Tag Archives: Walter Salles

Past Tense

I’m Still Here

by Hope Madden

Walter Salles’s beautifully understated true story I’m Still Here benefits from a powerful central performance, a poignant naturalism, and the timeless truth that dictatorships offer only cruel injustice.

Salles (The Motorcycle Diaries) adapts friend Marcelo Paiva’s book, written to record the life of his iconic mother as her memories faded due to Alzheimer’s. Paiva’s mother, Eunice Paiva, is brought to life with deeply felt humanity and power by Oscar nominee Fernanda Torres.

As the film opens, Eunice floats in the ocean, her five children on Ipanema beach nearby. A military chopper breaks her peace. Her older daughters play volleyball, her younger daughter plays in the stand, her one son, Marcelo (Guilherme Silveira) nabs a stray puppy and, knowing that his mother would deny him the pet, runs home to convince his sweetly indulgent father, Rubens (Selton Mello).

Many films present a wholesome, loving family unit in Act 1 so that the tragedies of Act 2 hit harder. But for Salles and the onscreen Paivas, the investment in this family time grounds every moment after. There’s genuine joy, bonds between and among family members that ring true and continue to ring until the final credits roll some 137 minutes later.

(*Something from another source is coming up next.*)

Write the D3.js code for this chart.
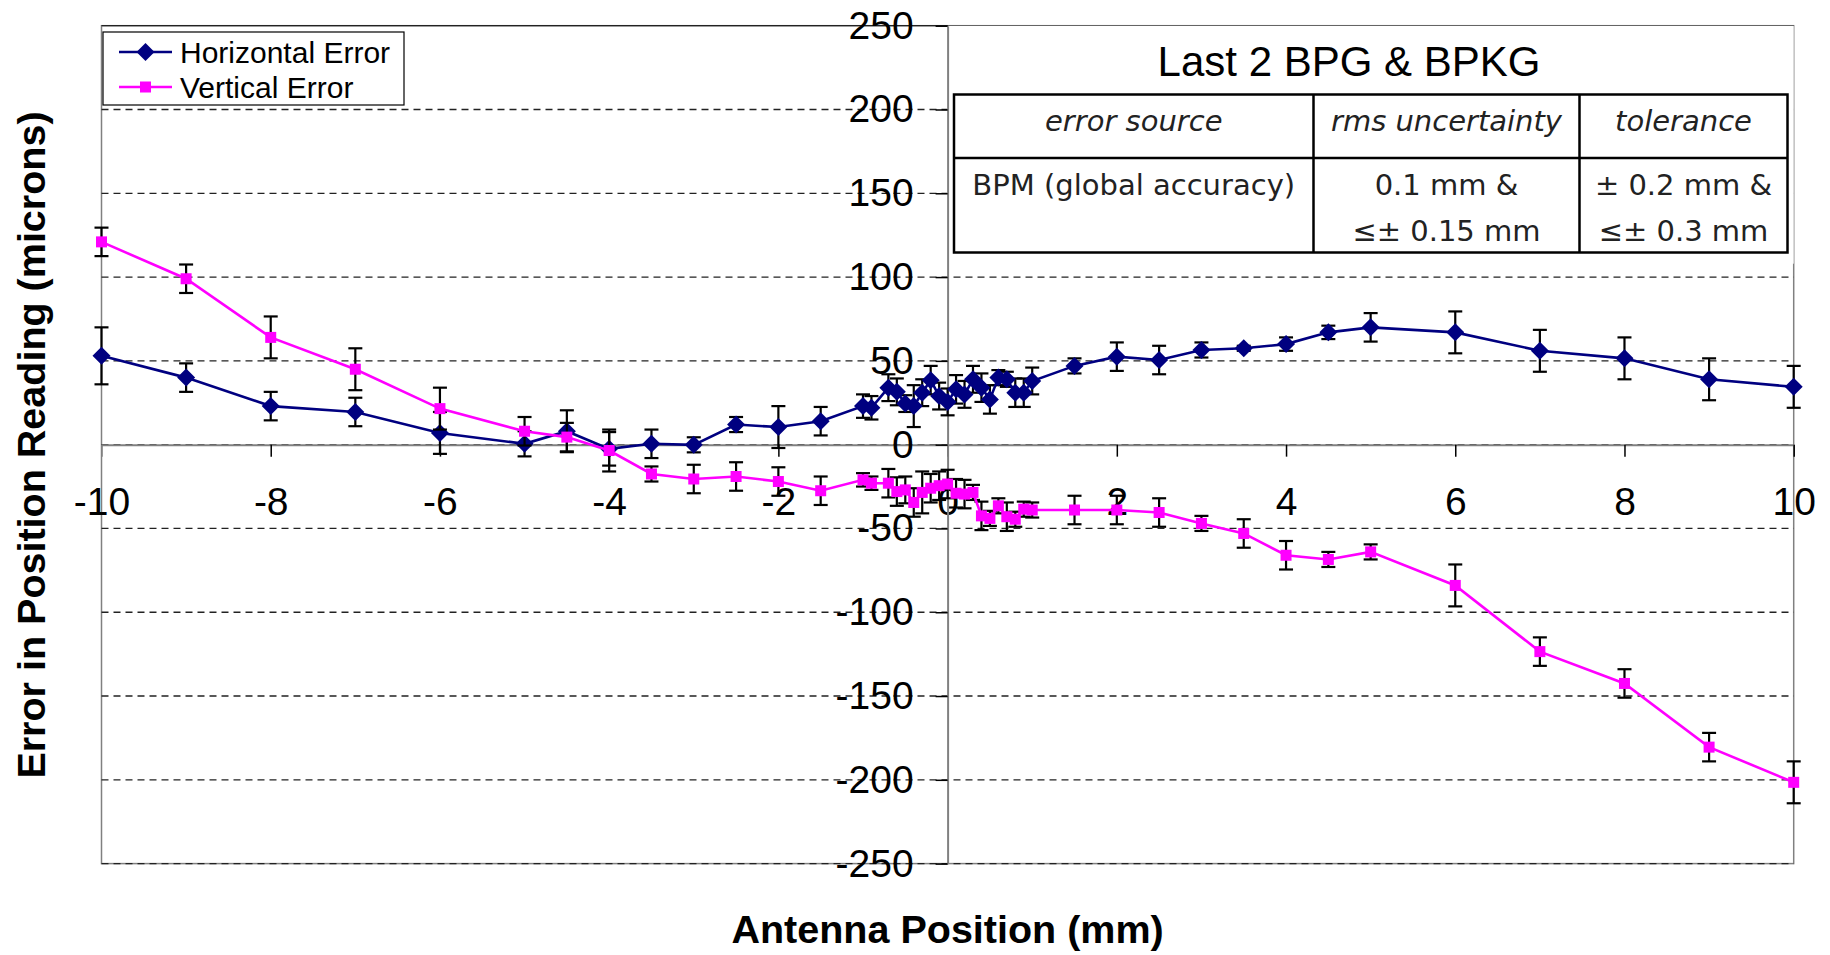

In 1971, shortly after Christmas, Rubens Paiva was taken from their home by Brazil’s military dictatorship. Like thousands of other Brazilians, he was “disappeared”. The balance of I’m Still Here participates in Eunice’s struggles in his absence.

Salles and Torres sidestep sentimentality at every turn. The graceful direction and formidable central performance pull you through every day—Eunice’s own arrest, fear for her children, her inability to even access the family’s bank accounts without her husband’s signature or a death certificate, and her aching worry and fear for Rubens.

We flash forward twice: once to the day, years after Eunice Paiva’s gotten her law degree and devoted her life to social justice, that Rubens’s death certificate is finally handed to her. When asked by the press whether it made sense to focus on Brazil’s ugly past when there was so much else fighting for attention, Paiva responded clearly that it was imperative. When government criminals go unpunished, they learn that their heinous acts are acceptable.

Parallels to our current climate certainly invest I’m Still Here with a particularly nightmarish urgency.  The timeline spreads the tale too thin, but it’s done to honor Eunice Paiva, whose strength in the face of right wing dictators inspires awe.

Wait a minute – Kristen Stewart can act?

By Hope Madden

It is hard to believe Jack Kerouac’s seminal buddy adventure On the Road has not been made into a film before now. It makes sense that director Walter Salles was the filmmaker to finally tackle it, since his The Motorcycle Diaries was sort of Che Guevara’s version of the same existential, cross-continental, life-defining trip. For Road’s Sal Paradise (the author’s alter ego), though, this trip ended in the birth of America’s Beat Generation (as opposed to Latin America’s interest in Communism). But still, you know, important stuff.

Paradise (Sam Riley), of course, strikes up a bond with enigmatic wild man Dean Moriarty, played by Tron: Legacy’s Garrett Hedlund and based on Kerouac’s buddy Neal Cassady. The rest of the tale sees the author outlining the interweaving lives, intimacies and inspirations of the various Beat writers, changing their names without truly concealing their identities.

While the entire cast has big shoes to fill, Hedlund is most challenged. Moriarty/Cassady presents a larger than life character to try to portray. Both Hunter S. Thompson (in Hell’s Angels) and Charles Bukowski (in Notes of a Dirty Old Man) depicted Cassady as a tragically beautiful, untamed spirit. Take note: if Bukowski and Thompson think you are wild…you, sir, are the real deal.

Hedlund strikes a nice pose, but he hasn’t the guts to pull the character off. High energy, good looking, a little damaged, but hardly the magnetic force of nature that inspired so many writers.

Riley fares a bit better as the artistically needy Paradise, and Twilight’s Kristen Stewart surprises the shit out of everyone by doing a fine job as young sexpot Marylou.

They’re joined by a host of excellent cameos, including Viggo Mortensen as Old Bull Lee (based on William S. Burroughs), and an especially nutty Amy Adams as his wife Jane (based on Joan Vollmer).

Salles makes the most of the cast he’s got, and his poetic way with a camera saturates the picture with a lovely, nostalgic quality. He mixes in frenetic party scenes, fluid road sequences, and enough  bongo and snare to remind us we are witnessing the birth of the beat. Still, having inspired countless other adventures, On the Road doesn’t feel too fresh, and Salles can’t uncover the vitality that fueled this landmark road trip in the first place.

He has crafted a very pretty film, competently assembled and pleasantly performed. Really, On the Road should amount to more than that.